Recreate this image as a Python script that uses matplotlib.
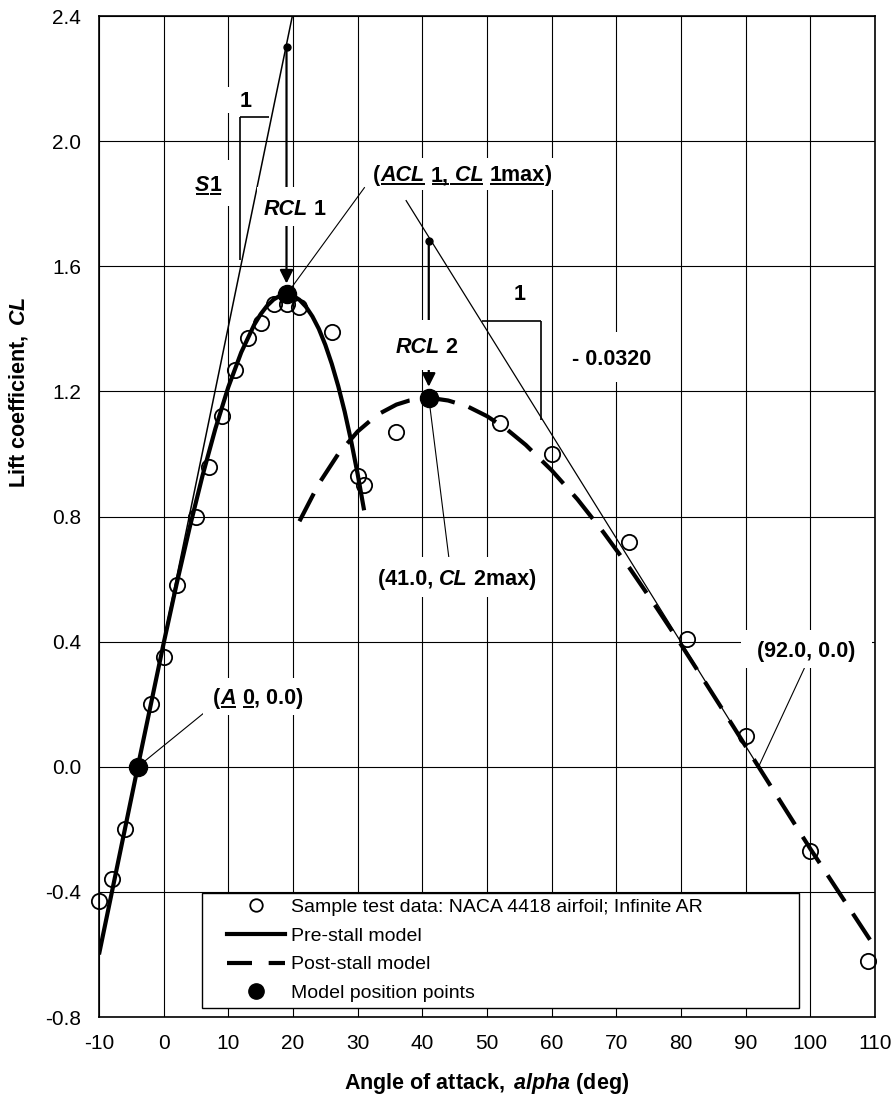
import numpy as np
import matplotlib
matplotlib.use("Agg")
import matplotlib.pyplot as plt
from matplotlib.lines import Line2D
from matplotlib.patches import Rectangle

plt.rcParams["font.family"] = ["Liberation Sans", "DejaVu Sans"]
plt.rcParams["mathtext.fontset"] = "custom"
plt.rcParams["mathtext.rm"] = "Liberation Sans"
plt.rcParams["mathtext.bf"] = "Liberation Sans:bold"
plt.rcParams["mathtext.it"] = "Liberation Sans:italic"
plt.rcParams["mathtext.bfit"] = "Liberation Sans:italic:bold"

# 试验数据 (NACA 4418)
alpha_test = [-10, -8, -6, -2, 0, 2, 5, 7, 9, 11, 13, 15, 17, 19, 21, 26, 30, 31,
              36, 52, 60, 72, 81, 90, 100, 109]
cl_test = [-0.43, -0.36, -0.20, 0.20, 0.35, 0.58, 0.80, 0.96, 1.12, 1.27, 1.37, 1.42,
           1.48, 1.48, 1.47, 1.39, 0.93, 0.90, 1.07, 1.10, 1.00, 0.72, 0.41, 0.10,
           -0.27, -0.62]

# 失速前模型曲线
alpha_pre = [-10, -4, 0, 2, 4, 6, 8, 10, 12, 14, 15, 16, 17, 18, 19, 20, 21, 22, 23,
             24, 25, 26, 27, 28, 29, 30, 31]
cl_pre = [-0.60, 0.00, 0.395, 0.584, 0.763, 0.930, 1.081, 1.214, 1.325, 1.413, 1.447,
          1.474, 1.494, 1.506, 1.510, 1.506, 1.493, 1.471, 1.440, 1.400, 1.349, 1.288,
          1.217, 1.135, 1.041, 0.936, 0.820]

# 失速后模型曲线
alpha_post = [21, 24, 27, 30, 33, 36, 38, 41, 44, 47, 50, 53, 56, 60, 64, 68, 72, 76,
              80, 84, 88, 92, 100, 110]
cl_post = [0.785, 0.905, 1.000, 1.072, 1.125, 1.158, 1.171, 1.180, 1.171, 1.152, 1.121,
           1.080, 1.029, 0.948, 0.855, 0.750, 0.637, 0.516, 0.391, 0.262, 0.132, 0.0,
           -0.262, -0.577]

# 模型位置点
alpha_pts = [-4, 19, 41]
cl_pts = [0.0, 1.51, 1.18]

# 辅助直线 (斜率线)
s1_x = [-10, 19.9]
s1_y = [-0.6, 2.4]
s2_x = [37.5, 92]
s2_y = [1.81, 0.0]
ref_x = [19, 41]
ref_y = [2.30, 1.68]

xticks = [-10, 0, 10, 20, 30, 40, 50, 60, 70, 80, 90, 100, 110]
yticks = [-0.8, -0.4, 0.0, 0.4, 0.8, 1.2, 1.6, 2.0, 2.4]
ytick_labels = ["-0.8", "-0.4", "0.0", "0.4", "0.8", "1.2", "1.6", "2.0", "2.4"]

FS = 15.5  # 图中标注字号

fig = plt.figure(figsize=(8.95, 11.02), dpi=100)
ax = fig.add_axes([0.1106, 0.0771, 0.8670, 0.9083])
ax.set_xlim(-10, 110)
ax.set_ylim(-0.8, 2.4)
ax.set_xticks(xticks)
ax.set_xticklabels([str(t) for t in xticks])
ax.set_yticks(yticks)
ax.set_yticklabels(ytick_labels)
ax.tick_params(axis="both", length=0, labelsize=15)
ax.tick_params(axis="y", pad=13)
ax.tick_params(axis="x", pad=12)
ax.set_axisbelow(True)
ax.grid(True, color="black", lw=0.8)
for sp in ax.spines.values():
    sp.set_linewidth(1.2)

ax.set_xlabel(r"$\mathbf{Angle\ of\ attack,}\ \mathbfit{alpha}\ \mathbf{(deg)}$",
              fontsize=FS, va="center")
ax.xaxis.set_label_coords(0.5, -0.066)
ax.set_ylabel(r"$\mathbf{Lift\ coefficient,}\ \mathbfit{CL}$", fontsize=FS,
              va="center", ha="center")
ax.yaxis.set_label_coords(-0.104, 0.624)

renderer = fig.canvas.get_renderer()
inv = ax.transData.inverted()


def pix_line(p0, p1, lw=1.0, z=2):
    ax.plot([p0[0], p1[0]], [p0[1], p1[1]], color="black", lw=lw, zorder=z,
            solid_capstyle="butt")


def rich(x, y, parts, box=None):
    # parts: (文字, 粗斜体?, 下划线?)
    widths = []
    for s, it, u in parts:
        t = ax.text(0, 0, s, fontsize=FS, fontweight="bold",
                    fontstyle="italic" if it else "normal")
        widths.append(t.get_window_extent(renderer).width)
        t.remove()
    cx, cy = ax.transData.transform((x, y))
    if box is not None:
        bw, bh = box
        x0, y0 = inv.transform((cx - bw / 2, cy - bh / 2))
        x1, y1 = inv.transform((cx + bw / 2, cy + bh / 2))
        ax.add_patch(Rectangle((x0, y0), x1 - x0, y1 - y0, fc="white", ec="none",
                               zorder=3))
    px = cx - sum(widths) / 2
    base = cy - 0.36 * FS * 100 / 72
    for (s, it, u), w in zip(parts, widths):
        tx, ty = inv.transform((px, base))
        ax.text(tx, ty, s, fontsize=FS, fontweight="bold",
                fontstyle="italic" if it else "normal", ha="left", va="baseline",
                zorder=7)
        if u:
            a = inv.transform((px + 1, base - 3))
            b = inv.transform((px + w, base - 3))
            ax.plot([a[0], b[0]], [a[1], b[1]], color="black", lw=1.4, zorder=7,
                    solid_capstyle="butt")
        px += w


# 辅助直线
ax.plot(s1_x, s1_y, color="black", lw=1.1, zorder=2)
ax.plot(s2_x, s2_y, color="black", lw=0.9, zorder=2)
ax.plot(ref_x, ref_y, ls="none", marker="o", ms=5, color="black", zorder=6)

# 斜率三角
pix_line((11.8, 2.076), (16.3, 2.076), 1.2)
pix_line((11.8, 2.076), (11.8, 1.62), 1.2)
pix_line((49.2, 1.426), (58.3, 1.426), 1.2)
pix_line((58.3, 1.426), (58.3, 1.108), 1.2)

# 引线
pix_line((-4, 0.0), (6.4, 0.175), 0.8)
pix_line((19, 1.51), (31.1, 1.853), 0.8)
pix_line((41, 1.18), (44.1, 0.67), 0.8)
pix_line((92, 0.0), (99.1, 0.316), 0.8)

# RCL 箭头
for x0, y0, y1 in [(19, 2.30, 1.545), (41, 1.68, 1.215)]:
    ax.annotate("", xy=(x0, y1), xytext=(x0, y0), zorder=2,
                arrowprops=dict(arrowstyle="-|>", lw=1.6, color="black",
                                mutation_scale=20, shrinkA=0, shrinkB=0))

# 模型曲线与数据
ax.plot(alpha_pre, cl_pre, color="black", lw=3, zorder=4, solid_capstyle="butt")
ax.plot(alpha_post, cl_post, color="black", lw=3, dashes=(7.5, 3.5), zorder=4)
ax.plot(alpha_test, cl_test, ls="none", marker="o", ms=11, mfc="none", mec="black",
        mew=1.3, zorder=5, clip_on=False)
ax.plot(alpha_pts, cl_pts, ls="none", marker="o", ms=13, color="black", zorder=6)

# 文字标注
rich(12.6, 2.133, [("1", False, False)], box=(40, 26))
rich(6.9, 1.866, [("S", True, True), ("1", False, True)], box=(46, 46))
rich(20.3, 1.79, [("RCL", True, False), (" 1", False, False)], box=(75, 39))
rich(46.2, 1.896, [("(", False, False), ("ACL", True, True), (" ", False, False),
                   ("1,", False, True), (" CL", True, True), (" ", False, False),
                   ("1max", False, True), (")", False, False)], box=(190, 32))
rich(40.7, 1.348, [("RCL", True, False), (" 2", False, False)], box=(75, 50))
rich(55.1, 1.518, [("1", False, False)], box=(36, 26))
rich(69.3, 1.31, [("- 0.0320", False, False)], box=(100, 50))
rich(45.4, 0.606, [("(41.0, ", False, False), ("CL", True, False),
                   (" 2max)", False, False)], box=(175, 40))
rich(14.6, 0.226, [("(", False, False), ("A", True, True), (" ", False, False),
                   ("0", False, True), (", 0.0)", False, False)], box=(110, 37))
rich(99.4, 0.376, [("(92.0, 0.0)", False, False)], box=(131, 38))

# 图例
ax.add_patch(Rectangle((0.1327, 0.009), 0.7693, 0.115, transform=ax.transAxes,
                       fc="white", ec="black", lw=1.0, zorder=8))
handles = [
    Line2D([], [], ls="none", marker="o", ms=9, mfc="white", mec="black", mew=1.3),
    Line2D([], [], color="black", lw=3),
    Line2D([], [], color="black", lw=3, dashes=(6, 4)),
    Line2D([], [], ls="none", marker="o", ms=11, color="black"),
]
labels = ["Sample test data: NACA 4418 airfoil; Infinite AR", "Pre-stall model",
          "Post-stall model", "Model position points"]
leg = ax.legend(handles, labels, loc="upper left", bbox_to_anchor=(0.165, 0.1185),
                frameon=False, borderpad=0, borderaxespad=0, fontsize=14,
                handlelength=3.0, handletextpad=0.28, labelspacing=0.57)
leg.set_zorder(9)

fig.savefig("out.png", dpi=100)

++++

# Exercise requirements
Copy exactly the lines running from the beginning of the listing through the line that has "-0.27, -0.62]". Drop the pictures.

# Result of the task
Recreate this image as a Python script that uses matplotlib.
import numpy as np
import matplotlib
matplotlib.use("Agg")
import matplotlib.pyplot as plt
from matplotlib.lines import Line2D
from matplotlib.patches import Rectangle

plt.rcParams["font.family"] = ["Liberation Sans", "DejaVu Sans"]
plt.rcParams["mathtext.fontset"] = "custom"
plt.rcParams["mathtext.rm"] = "Liberation Sans"
plt.rcParams["mathtext.bf"] = "Liberation Sans:bold"
plt.rcParams["mathtext.it"] = "Liberation Sans:italic"
plt.rcParams["mathtext.bfit"] = "Liberation Sans:italic:bold"

# 试验数据 (NACA 4418)
alpha_test = [-10, -8, -6, -2, 0, 2, 5, 7, 9, 11, 13, 15, 17, 19, 21, 26, 30, 31,
              36, 52, 60, 72, 81, 90, 100, 109]
cl_test = [-0.43, -0.36, -0.20, 0.20, 0.35, 0.58, 0.80, 0.96, 1.12, 1.27, 1.37, 1.42,
           1.48, 1.48, 1.47, 1.39, 0.93, 0.90, 1.07, 1.10, 1.00, 0.72, 0.41, 0.10,
           -0.27, -0.62]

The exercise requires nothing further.